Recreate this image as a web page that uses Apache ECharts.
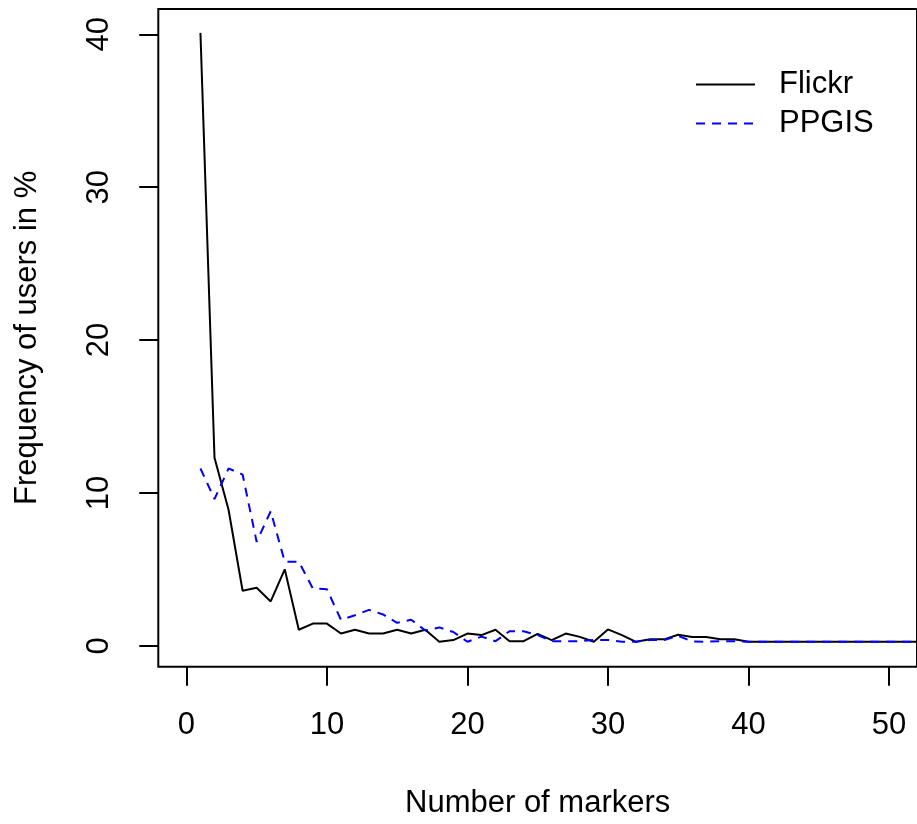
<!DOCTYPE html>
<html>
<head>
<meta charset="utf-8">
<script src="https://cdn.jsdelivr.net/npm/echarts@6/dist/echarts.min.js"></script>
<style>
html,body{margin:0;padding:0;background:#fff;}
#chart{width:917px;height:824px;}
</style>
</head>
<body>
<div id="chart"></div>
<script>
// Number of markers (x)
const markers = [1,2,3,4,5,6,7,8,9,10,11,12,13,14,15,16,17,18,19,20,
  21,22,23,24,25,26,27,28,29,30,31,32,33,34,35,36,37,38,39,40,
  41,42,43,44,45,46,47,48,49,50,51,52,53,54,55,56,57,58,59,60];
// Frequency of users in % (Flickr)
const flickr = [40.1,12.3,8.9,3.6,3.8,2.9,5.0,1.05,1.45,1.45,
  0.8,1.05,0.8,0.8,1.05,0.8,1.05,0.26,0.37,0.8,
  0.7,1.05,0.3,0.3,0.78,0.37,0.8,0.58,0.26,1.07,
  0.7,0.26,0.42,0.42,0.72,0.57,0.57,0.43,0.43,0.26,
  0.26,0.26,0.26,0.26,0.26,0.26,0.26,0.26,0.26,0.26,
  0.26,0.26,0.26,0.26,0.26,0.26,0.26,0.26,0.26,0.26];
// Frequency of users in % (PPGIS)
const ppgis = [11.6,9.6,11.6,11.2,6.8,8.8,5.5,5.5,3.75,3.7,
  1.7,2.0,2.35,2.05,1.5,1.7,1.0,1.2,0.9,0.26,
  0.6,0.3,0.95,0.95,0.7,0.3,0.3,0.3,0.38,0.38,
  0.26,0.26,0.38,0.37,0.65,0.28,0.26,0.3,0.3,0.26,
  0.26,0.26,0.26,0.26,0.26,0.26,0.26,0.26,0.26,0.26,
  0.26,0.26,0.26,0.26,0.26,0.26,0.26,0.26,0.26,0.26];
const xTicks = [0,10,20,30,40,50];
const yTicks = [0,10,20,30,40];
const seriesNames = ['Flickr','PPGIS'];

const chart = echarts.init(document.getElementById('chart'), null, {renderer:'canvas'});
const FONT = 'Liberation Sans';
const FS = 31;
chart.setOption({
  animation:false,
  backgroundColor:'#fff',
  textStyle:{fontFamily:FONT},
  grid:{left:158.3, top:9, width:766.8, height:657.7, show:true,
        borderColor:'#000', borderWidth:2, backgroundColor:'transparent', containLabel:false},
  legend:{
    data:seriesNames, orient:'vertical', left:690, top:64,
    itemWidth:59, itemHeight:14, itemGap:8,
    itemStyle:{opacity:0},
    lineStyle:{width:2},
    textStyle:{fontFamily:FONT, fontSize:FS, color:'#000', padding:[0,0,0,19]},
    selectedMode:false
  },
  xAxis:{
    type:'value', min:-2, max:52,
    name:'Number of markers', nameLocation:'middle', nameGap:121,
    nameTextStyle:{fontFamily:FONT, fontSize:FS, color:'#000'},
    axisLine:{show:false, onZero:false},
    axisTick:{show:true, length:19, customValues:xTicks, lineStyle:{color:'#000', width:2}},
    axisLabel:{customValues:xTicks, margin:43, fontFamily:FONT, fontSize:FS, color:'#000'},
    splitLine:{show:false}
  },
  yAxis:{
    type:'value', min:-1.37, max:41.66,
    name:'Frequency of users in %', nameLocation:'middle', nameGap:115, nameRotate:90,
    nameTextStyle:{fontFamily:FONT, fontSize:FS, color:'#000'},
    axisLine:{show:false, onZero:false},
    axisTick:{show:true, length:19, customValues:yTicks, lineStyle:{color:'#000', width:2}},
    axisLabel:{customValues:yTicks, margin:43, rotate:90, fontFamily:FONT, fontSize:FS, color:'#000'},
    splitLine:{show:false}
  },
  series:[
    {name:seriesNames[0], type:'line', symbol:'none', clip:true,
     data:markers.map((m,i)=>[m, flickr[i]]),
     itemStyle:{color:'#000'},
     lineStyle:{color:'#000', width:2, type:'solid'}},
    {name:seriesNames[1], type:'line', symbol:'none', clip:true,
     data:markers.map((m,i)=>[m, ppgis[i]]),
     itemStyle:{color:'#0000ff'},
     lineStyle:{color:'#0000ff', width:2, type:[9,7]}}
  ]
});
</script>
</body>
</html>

---

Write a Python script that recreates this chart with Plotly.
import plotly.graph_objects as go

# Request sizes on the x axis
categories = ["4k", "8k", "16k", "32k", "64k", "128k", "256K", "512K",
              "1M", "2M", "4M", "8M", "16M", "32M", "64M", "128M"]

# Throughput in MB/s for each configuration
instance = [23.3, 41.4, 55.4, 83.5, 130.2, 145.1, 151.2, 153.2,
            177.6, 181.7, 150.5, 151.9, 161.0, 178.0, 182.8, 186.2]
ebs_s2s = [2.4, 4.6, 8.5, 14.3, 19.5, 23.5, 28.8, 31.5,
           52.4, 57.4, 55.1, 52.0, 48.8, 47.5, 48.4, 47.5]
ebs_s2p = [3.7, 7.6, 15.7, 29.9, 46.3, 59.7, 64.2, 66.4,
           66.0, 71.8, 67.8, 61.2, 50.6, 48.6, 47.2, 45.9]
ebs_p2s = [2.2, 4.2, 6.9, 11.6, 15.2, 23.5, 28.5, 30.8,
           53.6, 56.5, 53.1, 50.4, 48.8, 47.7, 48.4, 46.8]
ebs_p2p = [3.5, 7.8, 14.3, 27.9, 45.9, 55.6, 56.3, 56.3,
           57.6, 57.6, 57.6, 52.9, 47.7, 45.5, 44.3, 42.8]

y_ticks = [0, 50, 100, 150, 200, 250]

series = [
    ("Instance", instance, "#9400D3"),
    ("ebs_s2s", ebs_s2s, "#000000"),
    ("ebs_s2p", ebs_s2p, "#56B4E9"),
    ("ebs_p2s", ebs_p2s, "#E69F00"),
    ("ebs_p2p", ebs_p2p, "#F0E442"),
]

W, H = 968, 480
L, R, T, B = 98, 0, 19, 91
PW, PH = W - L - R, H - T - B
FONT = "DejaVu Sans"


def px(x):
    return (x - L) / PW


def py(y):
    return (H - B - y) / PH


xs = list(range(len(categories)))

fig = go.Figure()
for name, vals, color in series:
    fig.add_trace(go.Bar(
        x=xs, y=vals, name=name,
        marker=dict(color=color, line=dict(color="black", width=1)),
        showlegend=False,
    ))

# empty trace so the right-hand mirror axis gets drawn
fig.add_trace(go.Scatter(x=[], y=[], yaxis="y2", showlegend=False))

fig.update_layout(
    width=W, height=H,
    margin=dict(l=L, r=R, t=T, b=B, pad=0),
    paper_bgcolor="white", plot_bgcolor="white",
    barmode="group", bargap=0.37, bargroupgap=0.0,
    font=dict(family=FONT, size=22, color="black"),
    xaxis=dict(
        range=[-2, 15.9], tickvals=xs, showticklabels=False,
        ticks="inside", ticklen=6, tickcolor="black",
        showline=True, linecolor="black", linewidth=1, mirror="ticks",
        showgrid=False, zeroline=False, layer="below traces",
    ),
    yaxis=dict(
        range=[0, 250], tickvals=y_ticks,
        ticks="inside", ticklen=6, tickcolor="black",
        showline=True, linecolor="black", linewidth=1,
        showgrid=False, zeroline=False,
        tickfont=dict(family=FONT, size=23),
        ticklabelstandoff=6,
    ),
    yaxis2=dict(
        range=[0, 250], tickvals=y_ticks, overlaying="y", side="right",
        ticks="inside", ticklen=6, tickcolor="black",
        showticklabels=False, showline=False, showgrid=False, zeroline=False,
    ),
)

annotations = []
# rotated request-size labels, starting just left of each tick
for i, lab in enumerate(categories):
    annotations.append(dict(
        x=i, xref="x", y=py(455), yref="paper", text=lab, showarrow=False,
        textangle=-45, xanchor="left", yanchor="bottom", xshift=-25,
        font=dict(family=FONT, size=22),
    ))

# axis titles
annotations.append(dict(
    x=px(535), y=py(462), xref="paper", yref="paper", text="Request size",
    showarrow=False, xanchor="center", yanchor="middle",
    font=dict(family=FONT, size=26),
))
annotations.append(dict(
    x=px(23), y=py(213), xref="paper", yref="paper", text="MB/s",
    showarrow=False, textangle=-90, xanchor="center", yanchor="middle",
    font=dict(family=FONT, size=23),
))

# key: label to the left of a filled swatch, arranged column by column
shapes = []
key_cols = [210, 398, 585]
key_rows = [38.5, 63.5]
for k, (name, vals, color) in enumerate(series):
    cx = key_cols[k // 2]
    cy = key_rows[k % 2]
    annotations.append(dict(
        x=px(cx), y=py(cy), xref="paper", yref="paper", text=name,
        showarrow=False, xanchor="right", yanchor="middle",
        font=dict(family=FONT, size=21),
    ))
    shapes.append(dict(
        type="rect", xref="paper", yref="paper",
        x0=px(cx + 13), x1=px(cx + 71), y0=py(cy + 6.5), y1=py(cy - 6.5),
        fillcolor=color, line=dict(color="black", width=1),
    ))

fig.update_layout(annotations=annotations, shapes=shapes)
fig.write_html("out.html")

*WORK TO BE COMPLETED*:
Restate word for word the part that opens with the line containing "Recreate this image" and closes with the line containing "const seriesNames = ['Flickr','PPGIS'];", both ends included, and nothing else. Omit any images.

*THE SOLUTION*:
Recreate this image as a web page that uses Apache ECharts.
<!DOCTYPE html>
<html>
<head>
<meta charset="utf-8">
<script src="https://cdn.jsdelivr.net/npm/echarts@6/dist/echarts.min.js"></script>
<style>
html,body{margin:0;padding:0;background:#fff;}
#chart{width:917px;height:824px;}
</style>
</head>
<body>
<div id="chart"></div>
<script>
// Number of markers (x)
const markers = [1,2,3,4,5,6,7,8,9,10,11,12,13,14,15,16,17,18,19,20,
  21,22,23,24,25,26,27,28,29,30,31,32,33,34,35,36,37,38,39,40,
  41,42,43,44,45,46,47,48,49,50,51,52,53,54,55,56,57,58,59,60];
// Frequency of users in % (Flickr)
const flickr = [40.1,12.3,8.9,3.6,3.8,2.9,5.0,1.05,1.45,1.45,
  0.8,1.05,0.8,0.8,1.05,0.8,1.05,0.26,0.37,0.8,
  0.7,1.05,0.3,0.3,0.78,0.37,0.8,0.58,0.26,1.07,
  0.7,0.26,0.42,0.42,0.72,0.57,0.57,0.43,0.43,0.26,
  0.26,0.26,0.26,0.26,0.26,0.26,0.26,0.26,0.26,0.26,
  0.26,0.26,0.26,0.26,0.26,0.26,0.26,0.26,0.26,0.26];
// Frequency of users in % (PPGIS)
const ppgis = [11.6,9.6,11.6,11.2,6.8,8.8,5.5,5.5,3.75,3.7,
  1.7,2.0,2.35,2.05,1.5,1.7,1.0,1.2,0.9,0.26,
  0.6,0.3,0.95,0.95,0.7,0.3,0.3,0.3,0.38,0.38,
  0.26,0.26,0.38,0.37,0.65,0.28,0.26,0.3,0.3,0.26,
  0.26,0.26,0.26,0.26,0.26,0.26,0.26,0.26,0.26,0.26,
  0.26,0.26,0.26,0.26,0.26,0.26,0.26,0.26,0.26,0.26];
const xTicks = [0,10,20,30,40,50];
const yTicks = [0,10,20,30,40];
const seriesNames = ['Flickr','PPGIS'];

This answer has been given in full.